A esta carencia se suma la debilidad de la gobernanza. La mayoría de los Estados tiene planes nacionales de salud mental, pero la mitad se quedan en papel mojado. No hay financiación suficiente, ni indicadores claros, ni evaluación. Entre la promesa y la práctica media un abismo, y en ese vacío quedan atrapados quienes más apoyo necesitan: adolescentes, madres tras el parto y personas mayores.
El tercer obstáculo es la falta de recursos humanos y materiales. La desigualdad es flagrante. En algunos países hay un solo trabajador de salud mental por cada 100.000 habitantes, frente a más de 60 en los países ricos. La consecuencia es que millones de personas carecen, en la práctica, de cualquier servicio. A ello se suma la inaccesibilidad de medicamentos esenciales. Tratamientos asequibles en Europa resultan inalcanzables en África o Asia.
La última brecha se encuentra en los propios servicios. Incluso cuando existen, su calidad es irregular y su cobertura insuficiente. Menos de una de cada diez personas con depresión recibe un tratamiento mínimamente adecuado. La atención sigue centrada en grandes hospitales psiquiátricos, a menudo lugares de aislamiento, en lugar de apostar por la integración comunitaria. Los más jóvenes, los migrantes, las personas en zonas rurales o las minorías son también los más exluídos. Lo que debería ser un derecho universal se convierte, una vez más, en un privilegio.
En definitiva, la salud mental se encuentra en la encrucijada. O persistimos en este abandono fragmentado o decidimos cambiar de dirección.

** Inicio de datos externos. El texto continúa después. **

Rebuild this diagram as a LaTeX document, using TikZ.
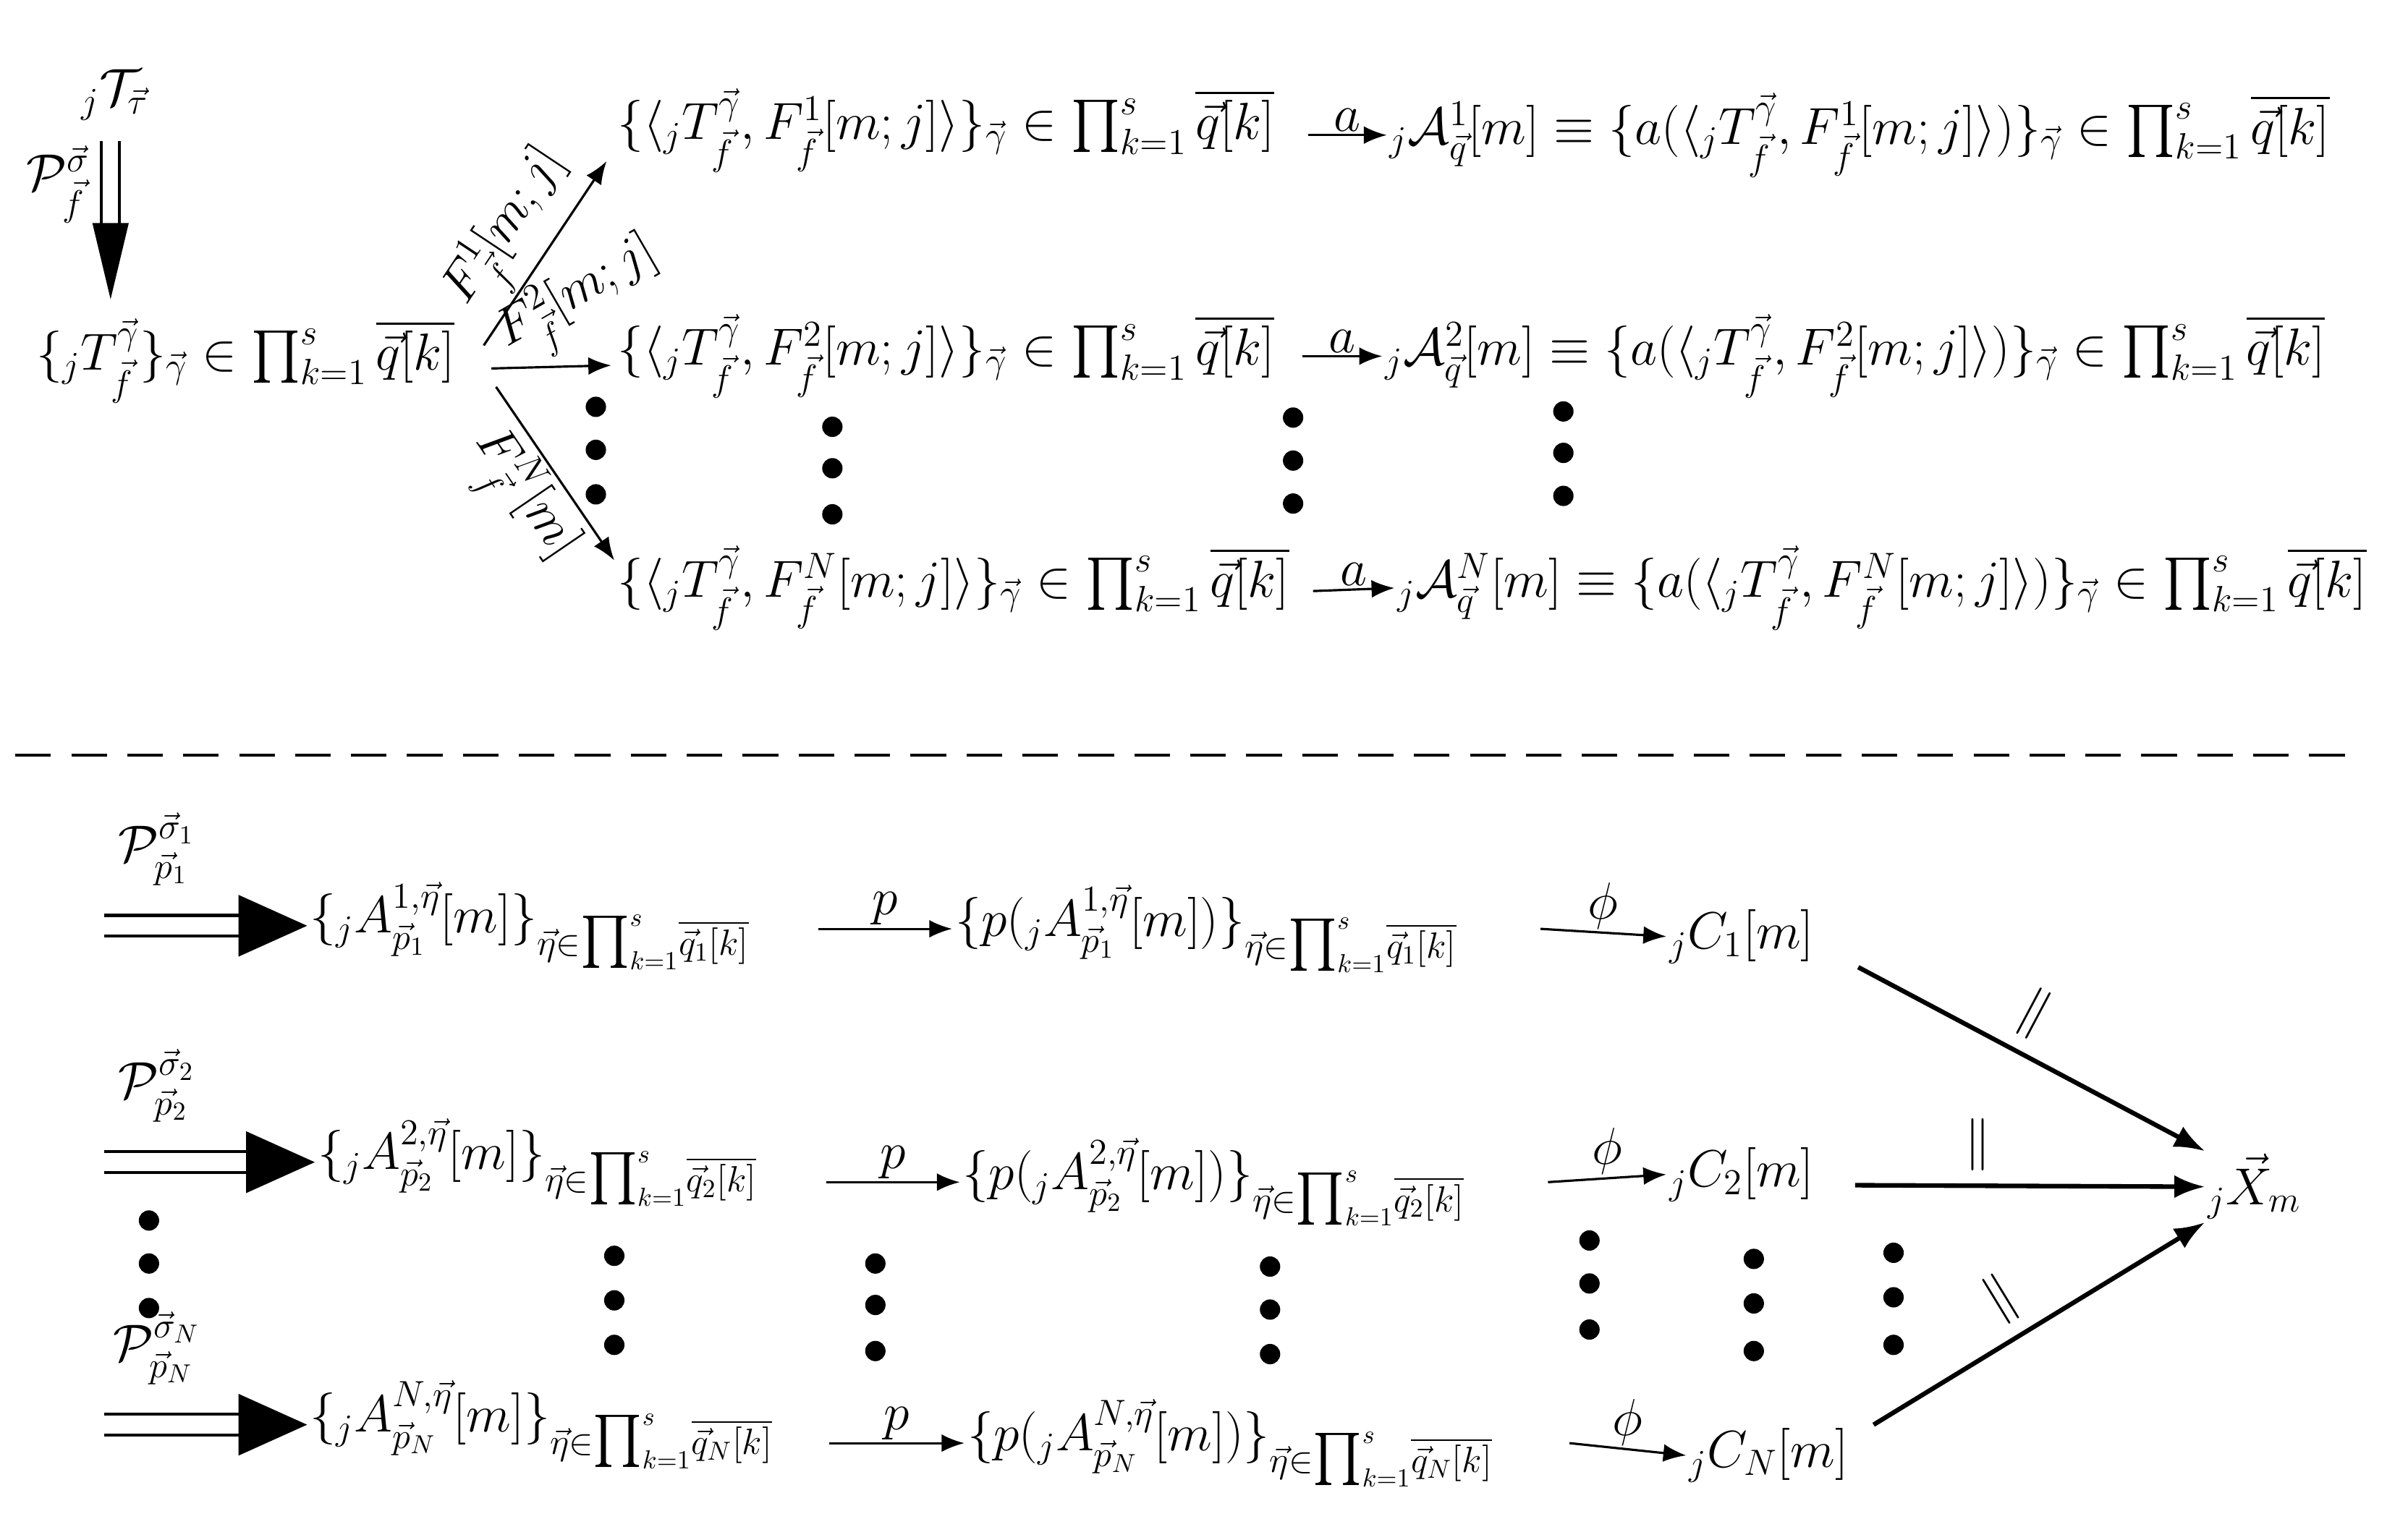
\RequirePackage{fix-cm}
\documentclass[tikz,border=0pt]{standalone}
\usepackage{amsmath,amssymb}
\usetikzlibrary{arrows.meta}
\tikzset{
  t/.style={inner sep=1pt,font=\fontsize{20.5}{24}\selectfont},
  ar/.style={-{Latex[length=9pt,width=7pt]},line width=0.9pt},
  bar/.style={-{Latex[length=12pt,width=9pt]},line width=1.8pt},
  dbl/.style={double distance=7pt,line width=1.2pt,-{Triangle[length=27pt,width=24pt]}},
  dt/.style={circle,fill,inner sep=0pt,minimum size=8pt}
}
\begin{document}
\begin{tikzpicture}[x=0.02122cm,y=-0.02122cm]
\useasboundingbox (0,0) rectangle (1568,989);
% top part
\node[t] (tau) at (75,62) {${}_j\mathcal{T}_{\vec\tau}$};
\node[t] (L) at (160,235) {$\{{}_jT^{\vec\gamma}_{\vec f}\}_{\vec\gamma}\in\prod_{k=1}^s\overline{\vec q[k]}$};
\coordinate (ta) at (72,92); \coordinate (tb) at (72,195);
\draw[double distance=6pt,line width=1.1pt,-{Triangle[length=30pt,width=14pt]}] (ta) -- (tb);
\node[t] at (38,120) {$\mathcal{P}^{\vec\sigma}_{\vec f}$};
\foreach \i/\y in {1/85,2/232,N/383}{
  \node[t,anchor=west] (R\i) at (400,\y) {$\{\langle{}_jT^{\vec\gamma}_{\vec f},F^{\i}_{\vec f}[m;j]\rangle\}_{\vec\gamma}\in\prod_{k=1}^s\overline{\vec q[k]}$};
}
\node[t,anchor=west] (S1) at (903,88) {${}_j\mathcal{A}^1_{\vec q}[m]\equiv\{a(\langle{}_jT^{\vec\gamma}_{\vec f},F^1_{\vec f}[m;j]\rangle)\}_{\vec\gamma}\in\prod_{k=1}^s\overline{\vec q[k]}$};
\node[t,anchor=west] (S2) at (900,232) {${}_j\mathcal{A}^2_{\vec q}[m]\equiv\{a(\langle{}_jT^{\vec\gamma}_{\vec f},F^2_{\vec f}[m;j]\rangle)\}_{\vec\gamma}\in\prod_{k=1}^s\overline{\vec q[k]}$};
\node[t,anchor=west] (SN) at (908,383) {${}_j\mathcal{A}^N_{\vec q}[m]\equiv\{a(\langle{}_jT^{\vec\gamma}_{\vec f},F^N_{\vec f}[m;j]\rangle)\}_{\vec\gamma}\in\prod_{k=1}^s\overline{\vec q[k]}$};
\draw[ar] (852,88) -- node[t,above]{$a$} (S1.west);
\draw[ar] (848,232) -- node[t,above]{$a$} (S2.west);
\draw[ar] (855,385) -- node[t,above]{$a$} (SN.west);
\draw[ar] (315,225) -- node[t,sloped,above]{$F^1_{\vec f}[m;j]$} (395,105);
\draw[ar] (320,240) -- (398,238);
\node[t,rotate=30] at (378,195) {$F^2_{\vec f}[m;j]$};
\draw[ar] (323,252) -- node[t,sloped,below]{$F^N_{\vec f}[m]$} (400,365);
\foreach \x/\a/\b/\c in {388/265/293/322,542/278/305/335,842/272/300/328,1018/268/295/323,
  97/795/823/852,400/818/847/876,570/823/850/880,827/825/853/882,1035/808/836/866,1142/820/849/880,1233/816/845/876}{
  \node[dt] at (\x,\a) {}; \node[dt] at (\x,\b) {}; \node[dt] at (\x,\c) {};
}
\draw[line width=1.2pt,dash pattern=on 14pt off 8pt] (10,492) -- (1530,492);
% bottom part
\node[t] (X) at (1468,773) {${}_j\vec X_m$};
\foreach \i/\s/\y/\xa/\xp/\xq/\xc/\yc/\yp/\pa in {1/1/603/200/620/1003/1085/610/605/533,2/2/757/205/625/1008/1085/765/770/538,N/N/928/200/628/1022/1098/948/940/540}{
  \node[t] at (102,\y-50) {$\mathcal{P}^{\vec\sigma_{\s}}_{\vec p_{\s}}$};
  \coordinate (s\i) at (68,\y);
  \node[t,anchor=west] (A\i) at (\xa,\y) {$\{{}_jA^{\s,\vec\eta}_{\vec p_{\s}}[m]\}_{\vec\eta\in{\textstyle\prod}_{k=1}^s\overline{\vec q_{\s}[k]}}$};
  \draw[dbl] (s\i) -- (A\i.west);
  \node[t,anchor=west] (P\i) at (\xp,\yp) {$\{p({}_jA^{\s,\vec\eta}_{\vec p_{\s}}[m])\}_{\vec\eta\in{\textstyle\prod}_{k=1}^s\overline{\vec q_{\s}[k]}}$};
  \draw[ar] (\pa,\yp) -- node[t,above]{$p$} (P\i.west);
  \node[t,anchor=west] (C\i) at (\xc,\yc) {${}_jC_{\s}[m]$};
  \draw[ar] (\xq,\yp) -- node[t,above]{$\phi$} (C\i.west);
}
\draw[bar] (1210,630) -- node[t,sloped,above=4pt,pos=0.45]{$\parallel$} (X.north west);
\draw[bar] (1208,772) -- node[t,above=4pt,pos=0.35]{$\parallel$} (X.west);
\draw[bar] (1220,928) -- node[t,sloped,above=4pt,pos=0.45]{$\parallel$} (X.south west);
\end{tikzpicture}
\end{document}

Abrir camino a la esperanza
Pero no todo son sombras. El informe recuerda que las tasas de suicidio se han reducido un 35% desde el año 2000. Allí donde se ha apostado por la prevención, por los servicios comunitarios y por la atención accesible, los resultados han llegado. Existen ejemplos concretos como programas escolares contra el acoso que reducen la depresión en adolescentes, proyectos comunitarios en países de bajos ingresos que multiplican por diez la cobertura, o tecnologías digitales que llevan la psicoterapia a rincones rurales. Son alternativas que anticipan un futuro diferente.
El Día Mundial de la Salud Mental nos recuerda que no hay salud sin salud mental. Pero esta frase no debe quedar como un lema vacío. Debe transformarse en una llamada a la acción. Invertir en salud mental no es un gasto, sino una de las mejores inversiones en cohesión social, productividad y bienestar.
Los números del informe no pueden anestesiarnos. Detrás de cada dato hay una vida, una historia que pudo ser distinta o un potencial que merece desplegarse. La encrucijada en la que estamos exige decisiones políticas valientes, innovación en los servicios y un compromiso ciudadano que rompa el estigma.
Tenemos las soluciones al alcance. Sabemos qué funciona y sabemos dónde están las carencias. Ahora toca elegir el camino. Este 10 de octubre, el mensaje es claro. Hacer de la salud mental una prioridad global, nacional y también personal. Porque cuidar la mente es cuidar la vida.